FG seeks partnership with National Council of Registered Insurance Brokers, here’s why

In order to tackle the risks associated with investments in the insurance sector, Vice President, Yemi Osinbajo is seeking support from the National Council of Registered Insurance Brokers (NCRIB).

While speaking during the investiture of Mrs Bola Onigbogi as the 20th President of the NCRIB in Abuja, Osinbajo asked the council to partner with the Federal Government to face the challenges that have crippled the industry.

The challenges, according to him, include lack of adherence to insurance practice which makes it difficult for government to achieve its objectives for the0 sector.

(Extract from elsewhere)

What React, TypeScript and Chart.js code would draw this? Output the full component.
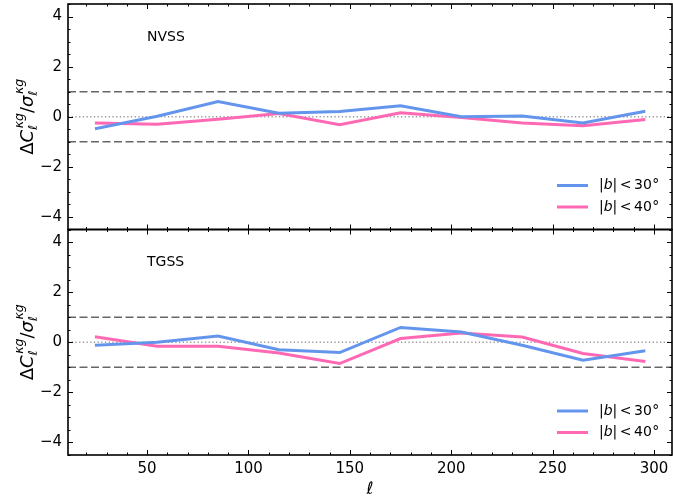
import React, { useEffect, useRef } from 'react';
import { Chart, registerables } from 'chart.js';

Chart.register(...registerables);

// ---- data ----
const ell = [25, 55, 85, 115, 145, 175, 205, 235, 265, 295];
const nvss30 = [-0.47, 0.02, 0.61, 0.14, 0.21, 0.44, 0.0, 0.03, -0.25, 0.21];
const nvss40 = [-0.25, -0.3, -0.1, 0.13, -0.32, 0.16, -0.03, -0.25, -0.36, -0.12];
const tgss30 = [-0.12, 0.0, 0.25, -0.3, -0.41, 0.59, 0.41, -0.12, -0.72, -0.35];
const tgss40 = [0.21, -0.16, -0.16, -0.43, -0.85, 0.15, 0.37, 0.21, -0.45, -0.76];
const panelNames = ['NVSS', 'TGSS'];
const seriesCuts = ['30', '40'];
const seriesColors = ['#6495ED', '#FF69B4'];
const xTicks = [50, 100, 150, 200, 250, 300];
const yTicks = [-4, -2, 0, 2, 4];
const dashedRefs = [1, -1];
const dottedRefs = [0];

const FONT = '"DejaVu Sans", sans-serif';

const fmt = (v: number) => (v < 0 ? '\u2212' + Math.abs(v) : String(v));

const pairs = (ys: number[]) => ell.map((x, i) => ({ x, y: ys[i] }));

function drawYLabel(ctx: CanvasRenderingContext2D, cx: number, cy: number) {
  const big = 18;
  const small = 12.5;
  const regular = `${big}px ${FONT}`;
  const ital = `italic ${big}px ${FONT}`;
  const smallItal = `italic ${small}px ${FONT}`;
  type Seg = { t?: string; font?: string; sup?: string; sub?: string };
  const segs: Seg[] = [
    { t: '\u0394', font: regular },
    { t: 'C', font: ital },
    { sup: '\u03bag', sub: '\u2113' },
    { t: '/', font: regular },
    { t: '\u03c3', font: ital },
    { sup: '\u03bag', sub: '\u2113' },
  ];
  const widths = segs.map((s) => {
    if (s.t) {
      ctx.font = s.font!;
      return ctx.measureText(s.t).width;
    }
    ctx.font = smallItal;
    return Math.max(ctx.measureText(s.sup!).width, ctx.measureText(s.sub!).width) + 1.5;
  });
  const total = widths.reduce((a, b) => a + b, 0);
  ctx.save();
  ctx.translate(cx, cy);
  ctx.rotate(-Math.PI / 2);
  ctx.fillStyle = '#000';
  ctx.textBaseline = 'alphabetic';
  ctx.textAlign = 'left';
  let x = -total / 2;
  segs.forEach((s, i) => {
    if (s.t) {
      ctx.font = s.font!;
      ctx.fillText(s.t, x, 0);
    } else {
      ctx.font = smallItal;
      ctx.fillText(s.sup!, x + 1.5, -10);
      ctx.fillText(s.sub!, x, 4);
    }
    x += widths[i];
  });
  ctx.restore();
}

const panelPlugin = {
  id: 'panelDecor',
  beforeDatasetsDraw(chart: any) {
    const { ctx, chartArea, scales } = chart;
    ['yTop', 'yBot'].forEach((id) => {
      const ys = scales[id];
      ctx.save();
      ctx.beginPath();
      ctx.rect(chartArea.left, ys.top, chartArea.right - chartArea.left, ys.bottom - ys.top);
      ctx.clip();
      dashedRefs.forEach((v) => {
        const y = ys.getPixelForValue(v);
        ctx.strokeStyle = '#666666';
        ctx.lineWidth = 1.5;
        ctx.setLineDash([8, 3.5]);
        ctx.beginPath();
        ctx.moveTo(chartArea.left, y);
        ctx.lineTo(chartArea.right, y);
        ctx.stroke();
      });
      dottedRefs.forEach((v) => {
        const y = ys.getPixelForValue(v);
        ctx.strokeStyle = '#999999';
        ctx.lineWidth = 1.3;
        ctx.setLineDash([1.3, 2.4]);
        ctx.beginPath();
        ctx.moveTo(chartArea.left, y);
        ctx.lineTo(chartArea.right, y);
        ctx.stroke();
      });
      ctx.restore();
    });
  },
  afterDraw(chart: any) {
    const { ctx, chartArea, scales } = chart;
    const xs = scales.x;
    const left = chartArea.left;
    const right = chartArea.right;
    ['yTop', 'yBot'].forEach((id, pi) => {
      const ys = scales[id];
      const top = ys.top;
      const bottom = ys.bottom;
      ctx.save();
      ctx.strokeStyle = '#000';
      ctx.lineWidth = 1;
      ctx.setLineDash([]);
      // y ticks (major & minor, inward, both sides)
      for (let k = -9; k <= 9; k++) {
        const v = k * 0.5;
        if (v < ys.min || v > ys.max) continue;
        const major = yTicks.includes(v);
        const len = major ? 5 : 2.5;
        const y = Math.round(ys.getPixelForValue(v)) + 0.5;
        ctx.beginPath();
        ctx.moveTo(left, y);
        ctx.lineTo(left + len, y);
        ctx.moveTo(right, y);
        ctx.lineTo(right - len, y);
        ctx.stroke();
      }
      // x ticks (top & bottom of each panel, inward)
      for (let v = 0; v <= 320; v += 10) {
        if (v < xs.min || v > xs.max) continue;
        const major = xTicks.includes(v);
        const len = major ? 5 : 2.5;
        const x = Math.round(xs.getPixelForValue(v)) + 0.5;
        ctx.beginPath();
        ctx.moveTo(x, bottom);
        ctx.lineTo(x, bottom - len);
        ctx.moveTo(x, top);
        ctx.lineTo(x, top + len);
        ctx.stroke();
      }
      // spine
      ctx.lineWidth = 1.6;
      ctx.strokeRect(left, top, right - left, bottom - top);

      // panel label
      ctx.fillStyle = '#000';
      ctx.font = `14px ${FONT}`;
      ctx.textAlign = 'left';
      ctx.textBaseline = 'middle';
      ctx.fillText(panelNames[pi], 147, top + 33);

      // legend
      seriesCuts.forEach((cut, si) => {
        const ly = top + 181.5 + si * 21.5;
        ctx.strokeStyle = seriesColors[si];
        ctx.lineWidth = 3;
        ctx.beginPath();
        ctx.moveTo(557, ly);
        ctx.lineTo(588, ly);
        ctx.stroke();
        ctx.fillStyle = '#000';
        ctx.textBaseline = 'middle';
        let tx = 599;
        const parts: [string, string, number][] = [
          ['|', `14px ${FONT}`, 0],
          ['b', `italic 14px ${FONT}`, 0],
          ['|', `14px ${FONT}`, 2.5],
          ['<', `14px ${FONT}`, 2.5],
          [cut, `14px ${FONT}`, 0.5],
          ['\u00b0', `14px ${FONT}`, 0],
        ];
        parts.forEach(([t, f, gap]) => {
          ctx.font = f;
          ctx.fillText(t, tx, ly);
          tx += ctx.measureText(t).width + gap;
        });
      });
      ctx.restore();

      drawYLabel(ctx, 33, (top + bottom) / 2);
    });

    // x axis title
    ctx.save();
    ctx.fillStyle = '#000';
    ctx.font = `italic 17px ${FONT}`;
    ctx.textAlign = 'center';
    ctx.textBaseline = 'alphabetic';
    ctx.fillText('\u2113', (left + right) / 2, 494);
    ctx.restore();
  },
};

const yScale = () => ({
  type: 'linear' as const,
  position: 'left' as const,
  stack: 'panels',
  stackWeight: 1,
  min: -4.5,
  max: 4.5,
  grid: { display: false, drawTicks: false },
  border: { display: false },
  ticks: {
    color: '#000',
    padding: 6,
    font: { family: 'DejaVu Sans', size: 15 },
    callback: (v: any) => fmt(Number(v)),
  },
  afterBuildTicks: (s: any) => {
    s.ticks = yTicks.map((v) => ({ value: v }));
  },
  afterFit: (s: any) => {
    s.width = 68;
    s.paddingTop = 0;
    s.paddingBottom = 0;
  },
});

export default function App() {
  const ref = useRef<HTMLCanvasElement | null>(null);
  useEffect(() => {
    if (!ref.current) return;
    const chart = new Chart(ref.current, {
      type: 'line',
      data: {
        datasets: [
          { data: pairs(nvss30), yAxisID: 'yTop', borderColor: seriesColors[0] },
          { data: pairs(nvss40), yAxisID: 'yTop', borderColor: seriesColors[1] },
          { data: pairs(tgss30), yAxisID: 'yBot', borderColor: seriesColors[0] },
          { data: pairs(tgss40), yAxisID: 'yBot', borderColor: seriesColors[1] },
        ].map((d) => ({ ...d, borderWidth: 3, borderCapStyle: 'square', pointRadius: 0, tension: 0, fill: false })),
      },
      options: {
        responsive: false,
        animation: false,
        devicePixelRatio: 1,
        layout: { padding: { top: 4, right: 1, left: 0, bottom: 0 } },
        plugins: { legend: { display: false }, tooltip: { enabled: false } },
        scales: {
          x: {
            type: 'linear',
            position: 'bottom',
            min: 11,
            max: 308.9,
            grid: { display: false, drawTicks: false },
            border: { display: false },
            ticks: {
              color: '#000',
              padding: 5,
              maxRotation: 0,
              font: { family: 'DejaVu Sans', size: 15 },
              callback: (v: any) => fmt(Number(v)),
            },
            afterBuildTicks: (s: any) => {
              s.ticks = xTicks.map((v) => ({ value: v }));
            },
            afterFit: (s: any) => {
              s.height = 44;
              s.paddingLeft = 0;
              s.paddingRight = 0;
            },
          },
          yBot: yScale(),
          yTop: yScale(),
        },
      } as any,
      plugins: [panelPlugin],
    });
    return () => chart.destroy();
  }, []);
  return (
    <div style={{ position: 'absolute', left: 0, top: 0, width: 673, height: 499, background: '#fff' }}>
      <canvas ref={ref} width={673} height={499} />
    </div>
  );
}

Osinbajo emphasized the importance of insurance as he said it is vital for the development of the economy which is why the government would do all it could, including working with the new leadership of the NCRIB to address the challenges facing the sector.

Also present was the Minister of Finance, Budget and National Planning, Mrs Zainab Ahmed, who said that there was a need for operators to reinvent how it sold insurance products to the public.

She called on the operators to create a new initiative so as to reposition the industry, as she stressed that innovative products were needed to help businesses succeed and in turn achieve economic growth.

Ahmed further made known that the present administration was taking steps to take the economy out of the current challenges and would require the support of the insurance industry.

What you should know: According to a report by Coronation Research, Nigeria’s insurance industry has not shared in the growth experienced by other sectors as it has hardly grown in real terms over the past 10 years.

The industry suffers from poor returns on equity. Yet, its smallness is its opportunity. If it were to grow to the level reached by countries with similar GDP per capita, it might grow by a factor of 10 times in real terms in eight-to-10 years. The technological infrastructure and data necessary for expansion are largely available.

However, there is opportunity for the re-capitalised insurance industry to make enormous gains from 2020 onwards, not only in terms of expanded underwriting capacity but also by attracting millions of new accounts. As stated in the report, Nigeria’s insurance penetration, at 0.31%, is less than one-tenth of that of India (with similar GDP per capita) which suggests significant untapped potential. The business opportunity exists because of Nigeria’s very low bases in insurance penetration and insurance density.

Hence, there’s need for the government to reawaken the sector is crucial for its survival.